Stated exercise —
Reproduce the data exactly and drop any pictures it holds.
═══
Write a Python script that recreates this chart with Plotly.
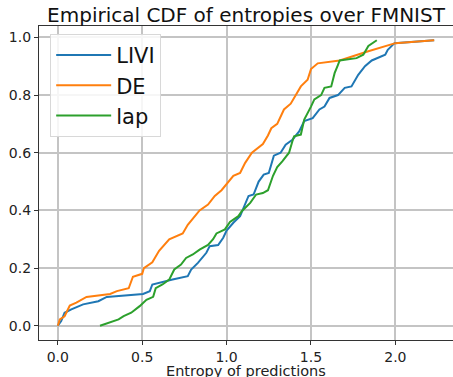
import plotly.graph_objects as go

livi_x = [0.0, 0.02, 0.04, 0.08, 0.15, 0.24, 0.29, 0.505, 0.545, 0.56, 0.68, 0.77, 0.79, 0.83, 0.88, 0.90, 0.95, 0.98, 1.0, 1.04, 1.08, 1.11, 1.13, 1.16, 1.19, 1.22, 1.25, 1.28, 1.32, 1.35, 1.39, 1.43, 1.46, 1.51, 1.55, 1.58, 1.61, 1.66, 1.70, 1.74, 1.78, 1.82, 1.86, 1.94, 1.955, 1.995, 2.23]
livi_y = [0.0, 0.016, 0.045, 0.057, 0.074, 0.085, 0.10, 0.11, 0.12, 0.143, 0.16, 0.172, 0.195, 0.218, 0.253, 0.276, 0.28, 0.305, 0.33, 0.357, 0.38, 0.426, 0.45, 0.455, 0.50, 0.524, 0.53, 0.59, 0.60, 0.628, 0.645, 0.674, 0.71, 0.72, 0.75, 0.76, 0.79, 0.80, 0.825, 0.83, 0.87, 0.90, 0.92, 0.94, 0.957, 0.98, 0.99]

de_x = [0.0, 0.012, 0.04, 0.071, 0.11, 0.17, 0.31, 0.35, 0.42, 0.445, 0.5, 0.51, 0.56, 0.6, 0.66, 0.74, 0.77, 0.82, 0.84, 0.89, 0.93, 0.97, 1.0, 1.04, 1.08, 1.11, 1.15, 1.215, 1.245, 1.265, 1.30, 1.34, 1.38, 1.41, 1.44, 1.48, 1.50, 1.54, 1.67, 1.83, 2.0, 2.23]
de_y = [0.0, 0.022, 0.033, 0.07, 0.08, 0.10, 0.11, 0.12, 0.13, 0.17, 0.18, 0.20, 0.22, 0.26, 0.30, 0.32, 0.35, 0.385, 0.40, 0.42, 0.45, 0.47, 0.49, 0.52, 0.53, 0.565, 0.60, 0.63, 0.66, 0.685, 0.70, 0.75, 0.77, 0.80, 0.83, 0.853, 0.89, 0.91, 0.92, 0.95, 0.98, 0.99]

lap_x = [0.25, 0.30, 0.36, 0.39, 0.435, 0.485, 0.525, 0.565, 0.58, 0.62, 0.66, 0.69, 0.73, 0.76, 0.80, 0.84, 0.89, 0.92, 0.94, 0.99, 1.02, 1.07, 1.09, 1.14, 1.175, 1.215, 1.245, 1.275, 1.30, 1.33, 1.37, 1.39, 1.40, 1.44, 1.46, 1.50, 1.52, 1.56, 1.58, 1.62, 1.64, 1.66, 1.67, 1.77, 1.81, 1.84, 1.89]
lap_y = [0.0, 0.01, 0.022, 0.033, 0.045, 0.068, 0.09, 0.10, 0.13, 0.143, 0.16, 0.195, 0.212, 0.235, 0.247, 0.264, 0.28, 0.30, 0.32, 0.334, 0.36, 0.38, 0.397, 0.426, 0.455, 0.46, 0.47, 0.52, 0.55, 0.57, 0.60, 0.64, 0.657, 0.663, 0.715, 0.76, 0.785, 0.80, 0.825, 0.83, 0.876, 0.905, 0.92, 0.928, 0.94, 0.97, 0.99]

x_ticks = [0.0, 0.5, 1.0, 1.5, 2.0]
y_ticks = [0.0, 0.2, 0.4, 0.6, 0.8, 1.0]

FONT = "DejaVu Sans"
fig = go.Figure()
for name, xs, ys, col in [("LIVI", livi_x, livi_y, "#1f77b4"),
                          ("DE", de_x, de_y, "#ff7f0e"),
                          ("lap", lap_x, lap_y, "#2ca02c")]:
    fig.add_trace(go.Scatter(x=xs, y=ys, mode="lines", name=name,
                             line=dict(color=col, width=2)))

axis_common = dict(showgrid=True, gridcolor="#c4c4c4", gridwidth=1.5,
                   showline=True, linecolor="#333333", linewidth=1.3,
                   ticks="outside", ticklen=4, tickcolor="#333333",
                   tickfont=dict(family=FONT, size=14, color="#222"),
                   zeroline=False, automargin=False)

fig.update_layout(
    width=453, height=377,
    margin=dict(l=39, r=0, t=26, b=37),
    plot_bgcolor="white", paper_bgcolor="white",
    title=dict(text="Empirical CDF of entropies over FMNIST", x=0.5, xref="paper",
               y=1 - 15/377, yref="container", yanchor="middle", xanchor="center",
               font=dict(family=FONT, size=20, color="#111")),
    xaxis=dict(range=[-0.1115, 2.3415], tickvals=x_ticks,
               ticktext=[f"{v:.1f}" for v in x_ticks], mirror=True,
               **axis_common),
    yaxis=dict(range=[-0.0495, 1.0395], tickvals=y_ticks,
               ticktext=[f"{v:.1f}" for v in y_ticks], **axis_common),
    legend=dict(x=0.027, y=0.975, xanchor="left", yanchor="top",
                bgcolor="rgba(255,255,255,0.85)", bordercolor="#d8d8d8", borderwidth=1,
                font=dict(family=FONT, size=21, color="#111"), tracegroupgap=0,
                itemwidth=55),
    showlegend=True,
    annotations=[dict(text="Entropy of predictions", xref="paper", yref="paper",
                      x=0.5, y=-0.099, xanchor="center", yanchor="middle",
                      showarrow=False,
                      font=dict(family=FONT, size=14.5, color="#222"))],
)

fig.write_html("out.html")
═══
Written solution —
Write a Python script that recreates this chart with Plotly.
import plotly.graph_objects as go

livi_x = [0.0, 0.02, 0.04, 0.08, 0.15, 0.24, 0.29, 0.505, 0.545, 0.56, 0.68, 0.77, 0.79, 0.83, 0.88, 0.90, 0.95, 0.98, 1.0, 1.04, 1.08, 1.11, 1.13, 1.16, 1.19, 1.22, 1.25, 1.28, 1.32, 1.35, 1.39, 1.43, 1.46, 1.51, 1.55, 1.58, 1.61, 1.66, 1.70, 1.74, 1.78, 1.82, 1.86, 1.94, 1.955, 1.995, 2.23]
livi_y = [0.0, 0.016, 0.045, 0.057, 0.074, 0.085, 0.10, 0.11, 0.12, 0.143, 0.16, 0.172, 0.195, 0.218, 0.253, 0.276, 0.28, 0.305, 0.33, 0.357, 0.38, 0.426, 0.45, 0.455, 0.50, 0.524, 0.53, 0.59, 0.60, 0.628, 0.645, 0.674, 0.71, 0.72, 0.75, 0.76, 0.79, 0.80, 0.825, 0.83, 0.87, 0.90, 0.92, 0.94, 0.957, 0.98, 0.99]

de_x = [0.0, 0.012, 0.04, 0.071, 0.11, 0.17, 0.31, 0.35, 0.42, 0.445, 0.5, 0.51, 0.56, 0.6, 0.66, 0.74, 0.77, 0.82, 0.84, 0.89, 0.93, 0.97, 1.0, 1.04, 1.08, 1.11, 1.15, 1.215, 1.245, 1.265, 1.30, 1.34, 1.38, 1.41, 1.44, 1.48, 1.50, 1.54, 1.67, 1.83, 2.0, 2.23]
de_y = [0.0, 0.022, 0.033, 0.07, 0.08, 0.10, 0.11, 0.12, 0.13, 0.17, 0.18, 0.20, 0.22, 0.26, 0.30, 0.32, 0.35, 0.385, 0.40, 0.42, 0.45, 0.47, 0.49, 0.52, 0.53, 0.565, 0.60, 0.63, 0.66, 0.685, 0.70, 0.75, 0.77, 0.80, 0.83, 0.853, 0.89, 0.91, 0.92, 0.95, 0.98, 0.99]

lap_x = [0.25, 0.30, 0.36, 0.39, 0.435, 0.485, 0.525, 0.565, 0.58, 0.62, 0.66, 0.69, 0.73, 0.76, 0.80, 0.84, 0.89, 0.92, 0.94, 0.99, 1.02, 1.07, 1.09, 1.14, 1.175, 1.215, 1.245, 1.275, 1.30, 1.33, 1.37, 1.39, 1.40, 1.44, 1.46, 1.50, 1.52, 1.56, 1.58, 1.62, 1.64, 1.66, 1.67, 1.77, 1.81, 1.84, 1.89]
lap_y = [0.0, 0.01, 0.022, 0.033, 0.045, 0.068, 0.09, 0.10, 0.13, 0.143, 0.16, 0.195, 0.212, 0.235, 0.247, 0.264, 0.28, 0.30, 0.32, 0.334, 0.36, 0.38, 0.397, 0.426, 0.455, 0.46, 0.47, 0.52, 0.55, 0.57, 0.60, 0.64, 0.657, 0.663, 0.715, 0.76, 0.785, 0.80, 0.825, 0.83, 0.876, 0.905, 0.92, 0.928, 0.94, 0.97, 0.99]

x_ticks = [0.0, 0.5, 1.0, 1.5, 2.0]
y_ticks = [0.0, 0.2, 0.4, 0.6, 0.8, 1.0]

FONT = "DejaVu Sans"
fig = go.Figure()
for name, xs, ys, col in [("LIVI", livi_x, livi_y, "#1f77b4"),
                          ("DE", de_x, de_y, "#ff7f0e"),
                          ("lap", lap_x, lap_y, "#2ca02c")]:
    fig.add_trace(go.Scatter(x=xs, y=ys, mode="lines", name=name,
                             line=dict(color=col, width=2)))

axis_common = dict(showgrid=True, gridcolor="#c4c4c4", gridwidth=1.5,
                   showline=True, linecolor="#333333", linewidth=1.3,
                   ticks="outside", ticklen=4, tickcolor="#333333",
                   tickfont=dict(family=FONT, size=14, color="#222"),
                   zeroline=False, automargin=False)

fig.update_layout(
    width=453, height=377,
    margin=dict(l=39, r=0, t=26, b=37),
    plot_bgcolor="white", paper_bgcolor="white",
    title=dict(text="Empirical CDF of entropies over FMNIST", x=0.5, xref="paper",
               y=1 - 15/377, yref="container", yanchor="middle", xanchor="center",
               font=dict(family=FONT, size=20, color="#111")),
    xaxis=dict(range=[-0.1115, 2.3415], tickvals=x_ticks,
               ticktext=[f"{v:.1f}" for v in x_ticks], mirror=True,
               **axis_common),
    yaxis=dict(range=[-0.0495, 1.0395], tickvals=y_ticks,
               ticktext=[f"{v:.1f}" for v in y_ticks], **axis_common),
    legend=dict(x=0.027, y=0.975, xanchor="left", yanchor="top",
                bgcolor="rgba(255,255,255,0.85)", bordercolor="#d8d8d8", borderwidth=1,
                font=dict(family=FONT, size=21, color="#111"), tracegroupgap=0,
                itemwidth=55),
    showlegend=True,
    annotations=[dict(text="Entropy of predictions", xref="paper", yref="paper",
                      x=0.5, y=-0.099, xanchor="center", yanchor="middle",
                      showarrow=False,
                      font=dict(family=FONT, size=14.5, color="#222"))],
)

fig.write_html("out.html")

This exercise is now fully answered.